Pick out all lines in the listing holding the string "matplotlib" and copy them.

┄┄┄┄┄┄┄┄┄┄┄┄┄┄┄┄┄┄┄┄

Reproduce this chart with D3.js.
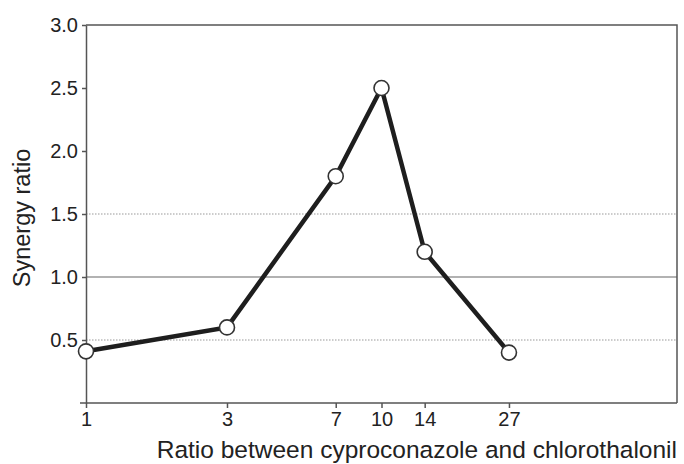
<!DOCTYPE html>
<html>
<head>
<meta charset="utf-8">
<script src="https://cdn.jsdelivr.net/npm/d3@7"></script>
<style>
  body { margin: 0; background: #fff; }
  svg { display: block; font-family: "Liberation Sans", Arial, sans-serif; }
  .axis text { fill: #222; }
  .axis path, .axis line { stroke: #555; stroke-width: 1.5; }
</style>
</head>
<body>
<svg id="chart" width="684" height="464"></svg>
<script>
const ratios = [1, 3, 7, 10, 14, 27];
const synergy = [0.41, 0.6, 1.8, 2.5, 1.2, 0.4];
const yTicks = [0.5, 1.0, 1.5, 2.0, 2.5, 3.0];
const dottedLines = [0.5, 1.5];
const solidLines = [1.0];

const svg = d3.select('#chart');
const margin = { top: 25, right: 7, bottom: 61, left: 86 };
const width = 684, height = 464;

const x = d3.scaleLog().domain([1, 100]).range([margin.left, width - margin.right]);
const y = d3.scaleLinear().domain([0, 3]).range([height - margin.bottom, margin.top]);

// grid
svg.append('g').selectAll('line').data(dottedLines).join('line')
  .attr('x1', margin.left).attr('x2', width - margin.right)
  .attr('y1', (d) => y(d)).attr('y2', (d) => y(d))
  .attr('stroke', '#999').attr('stroke-width', 1.2).attr('stroke-dasharray', '1.5,1.5');
svg.append('g').selectAll('line').data(solidLines).join('line')
  .attr('x1', margin.left).attr('x2', width - margin.right)
  .attr('y1', (d) => y(d)).attr('y2', (d) => y(d))
  .attr('stroke', '#666').attr('stroke-width', 1.2);

// frame top + right
svg.append('path')
  .attr('d', `M${margin.left},${y(3)}H${width - margin.right}V${y(0)}`)
  .attr('fill', 'none').attr('stroke', '#555').attr('stroke-width', 1.5);

svg.append('g').attr('class', 'axis')
  .attr('transform', `translate(0,${y(0)})`)
  .call(d3.axisBottom(x).tickValues(ratios).tickFormat(d3.format('d')).tickSize(5).tickPadding(4).tickSizeOuter(0))
  .call((g) => g.select('.domain').attr('d', `M${margin.left - 6},0H${width - margin.right}`))
  .attr('font-size', 20).attr('font-family', null);

svg.append('g').attr('class', 'axis')
  .attr('transform', `translate(${margin.left},0)`)
  .call(d3.axisLeft(y).tickValues(yTicks).tickFormat(d3.format('.1f')).tickSize(4).tickPadding(4).tickSizeOuter(0))
  .attr('font-size', 20).attr('font-family', null);

const pts = ratios.map((r, i) => ({ r, v: synergy[i] }));
const line = d3.line().x((d) => x(d.r)).y((d) => y(d.v));
svg.append('path').datum(pts)
  .attr('d', line).attr('fill', 'none').attr('stroke', '#1e1e1e').attr('stroke-width', 4.5);
svg.append('g').selectAll('circle').data(pts).join('circle')
  .attr('cx', (d) => x(d.r)).attr('cy', (d) => y(d.v)).attr('r', 7.5)
  .attr('fill', '#fff').attr('stroke', '#333').attr('stroke-width', 1.6);

svg.append('text')
  .attr('x', width - margin.right).attr('y', 458)
  .attr('text-anchor', 'end').attr('fill', '#222').attr('font-size', 24.5)
  .text('Ratio between cyproconazole and chlorothalonil');

svg.append('text')
  .attr('transform', `translate(30,218) rotate(-90)`)
  .attr('text-anchor', 'middle').attr('fill', '#222').attr('font-size', 23.5)
  .text('Synergy ratio');
</script>
</body>
</html>
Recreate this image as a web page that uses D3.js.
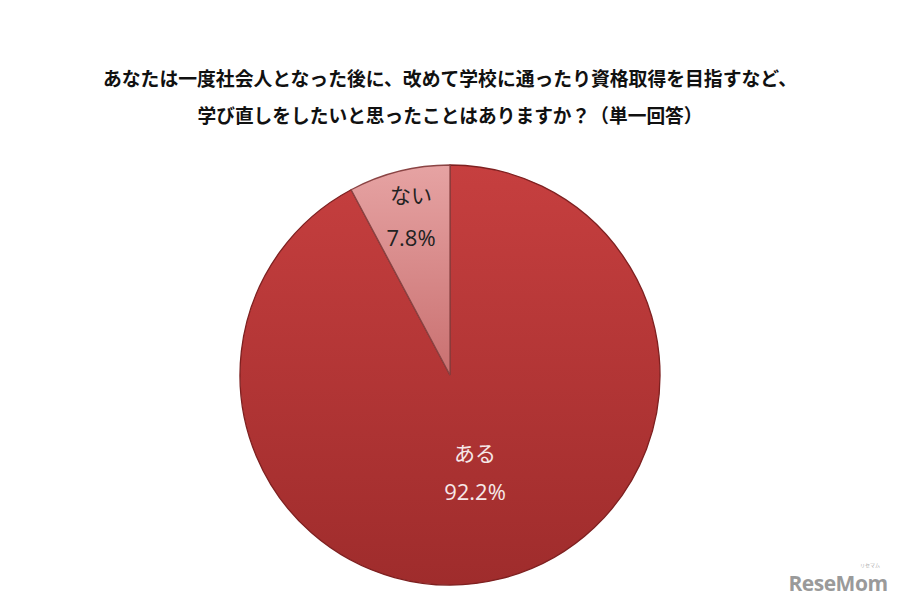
<!DOCTYPE html>
<html><head><meta charset="utf-8">
<script src="https://cdn.jsdelivr.net/npm/d3@7"></script>
<style>body{margin:0;background:#fff;}svg{display:block;}</style>
</head><body>
<svg id="c" width="900" height="604"></svg>
<script>
const titleLines = ["あなたは一度社会人となった後に、改めて学校に通ったり資格取得を目指すなど、","学び直しをしたいと思ったことはありますか？（単一回答）"];
const categories = ["ある","ない"];
const values = [92.2, 7.8];
const labelsText = ["92.2%","7.8%"];

const svg = d3.select("#c");
const W = 900, H = 604;
svg.append("rect").attr("width",W).attr("height",H).attr("fill","#fff");

const defs = svg.append("defs");
const g1 = defs.append("linearGradient").attr("id","gA").attr("x1",0).attr("y1",0).attr("x2",0).attr("y2",1);
g1.append("stop").attr("offset","0%").attr("stop-color","#C63F3F");
g1.append("stop").attr("offset","100%").attr("stop-color","#9F2C2C");
const g2 = defs.append("linearGradient").attr("id","gB").attr("x1",0).attr("y1",0).attr("x2",0).attr("y2",1);
g2.append("stop").attr("offset","0%").attr("stop-color","#E6A3A3");
g2.append("stop").attr("offset","100%").attr("stop-color","#C97070");

const title = svg.append("g").attr("font-family","'Noto Sans CJK JP', sans-serif").attr("font-weight","bold").attr("font-size",19).attr("fill","#111").attr("text-anchor","middle");
titleLines.forEach((t,i)=>{
  title.append("text").attr("x",450).attr("y",86 + i*37).attr("textLength", i===0?694:505).attr("lengthAdjust","spacingAndGlyphs").text(t);
});

const cx = 450, cy = 375, r = 210;
const pie = d3.pie().sort(null).value(d=>d)(values);
const arc = d3.arc().innerRadius(0).outerRadius(r);
const g = svg.append("g").attr("transform",`translate(${cx},${cy})`);
const fills = ["url(#gA)","url(#gB)"];
g.selectAll("path").data(pie).enter().append("path")
  .attr("d",arc).attr("fill",(d,i)=>fills[i])
  .attr("stroke",(d,i)=>i===0?"#7e2020":"#8a4444").attr("stroke-width",1.3);

const labelPos = [[475,461,500],[411,203,246]];
const lab = svg.append("g").attr("font-family","'Noto Sans CJK JP', sans-serif").attr("font-size",21).attr("text-anchor","middle");
categories.forEach((c,i)=>{
  const col = i===0 ? "#F6E8E8" : "#222";
  lab.append("text").attr("x",labelPos[i][0]).attr("y",labelPos[i][1]).attr("fill",col).text(c);
  lab.append("text").attr("x",labelPos[i][0]).attr("y",labelPos[i][2]).attr("fill",col).attr("font-family","'Open Sans', sans-serif").attr("font-size",22).text(labelsText[i]);
});

svg.append("text").attr("x",838).attr("y",591).attr("text-anchor","middle")
  .attr("font-family","'Open Sans', sans-serif").attr("font-weight","bold").attr("font-size",21)
  .attr("fill","#9a9a9a").attr("letter-spacing","-0.5").text("ReseMom");
svg.append("text").attr("x",870).attr("y",567).attr("text-anchor","middle")
  .attr("font-family","'Noto Sans CJK JP', sans-serif").attr("font-size",5).attr("fill","#aaa").text("リセマム");
</script>
</body></html>
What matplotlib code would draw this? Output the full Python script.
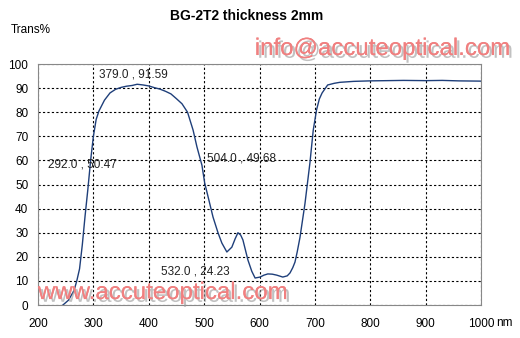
import matplotlib.pyplot as plt
import matplotlib.patheffects as pe

plt.rcParams['font.family'] = ['Liberation Sans', 'DejaVu Sans']

# wavelength (nm) and transmission (%)
wl = [245, 250, 255, 260, 265, 270, 275, 280, 285, 290, 295, 300, 305, 310, 320, 330,
      340, 350, 360, 370, 379, 390, 400, 410, 420, 430, 440, 450, 460, 470, 480, 487,
      496, 501, 507, 516, 525, 532, 541, 550, 556, 561, 566, 570, 579, 586, 592, 601,
      608, 615, 623, 631, 642, 650, 655, 660, 664, 668, 673, 682, 691, 697, 703, 708,
      713, 723, 735, 745, 770, 799, 830, 860, 900, 930, 960, 1000]
trans = [0, 1, 2, 4, 6, 10, 15, 25, 37, 48, 60, 70, 77, 80.5, 85, 88,
         89.5, 90.3, 90.8, 91.1, 91.6, 91.3, 90.9, 90.2, 89.6, 88.7, 87.6, 85.6, 83.5, 80, 72.6, 65.6,
         58, 50.6, 45, 36.5, 30, 25.7, 22, 24, 27.5, 30, 29, 27, 18.7, 14, 11.2, 11.6,
         12.4, 12.9, 12.8, 12.4, 11.6, 12.1, 13.3, 15.5, 17.8, 22, 28, 42, 59, 72.6, 81, 85.5,
         88, 91.3, 92, 92.4, 92.8, 93, 93.1, 93.2, 93.1, 93.2, 93, 92.9]

# point labels (text, x, y in data coords)
labels = ["292.0 , 50.47", "379.0 , 91.59", "504.0 , 49.68", "532.0 , 24.23"]
label_x = [218, 311, 505, 422]
label_y = [56, 93, 58.5, 11.5]

fig = plt.figure(figsize=(5.2, 3.38), dpi=100)
ax = fig.add_axes([0.0731, 0.0976, 0.852, 0.713])

ax.plot(wl, trans, color="#1f3f7a", linewidth=1.0)

for t, x, y in zip(labels, label_x, label_y):
    ax.text(x, y, t, fontsize=8.5, color="#222222", va="bottom", ha="left")

ax.set_xlim(200, 1000)
ax.set_ylim(0, 100)
ax.set_xticks(range(200, 1001, 100))
ax.set_yticks(range(0, 101, 10))
ax.tick_params(axis="x", length=0, labelsize=8.5, pad=9)
ax.tick_params(axis="y", length=0, labelsize=8.5, pad=7)
ax.grid(True, linestyle=(0, (2, 2)), color="black", linewidth=0.8)
for s in ax.spines.values():
    s.set_color("#888888")

fig.text(0.475, 0.953, "BG-2T2 thickness 2mm", ha="center", va="center",
         fontsize=10, fontweight="bold")
fig.text(0.02, 0.91, "Trans%", ha="left", va="center", fontsize=8.5)
fig.text(0.955, 0.045, "nm", ha="left", va="center", fontsize=8.5)

shadow = [pe.withSimplePatchShadow(offset=(2, -2), shadow_rgbFace="#999999", alpha=0.6), pe.Normal()]
fig.text(0.49, 0.855, "info@accuteoptical.com", fontsize=17.3, color="#f08080",
         ha="left", va="center", path_effects=shadow)
fig.text(0.073, 0.133, "www.accuteoptical.com", fontsize=17.3, color="#f08080",
         ha="left", va="center", path_effects=shadow)

fig.savefig("out.png", dpi=100)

┄┄┄┄┄┄┄┄┄┄┄┄┄┄┄┄┄┄┄┄

The reply =
What matplotlib code would draw this? Output the full Python script.
import matplotlib.pyplot as plt
import matplotlib.patheffects as pe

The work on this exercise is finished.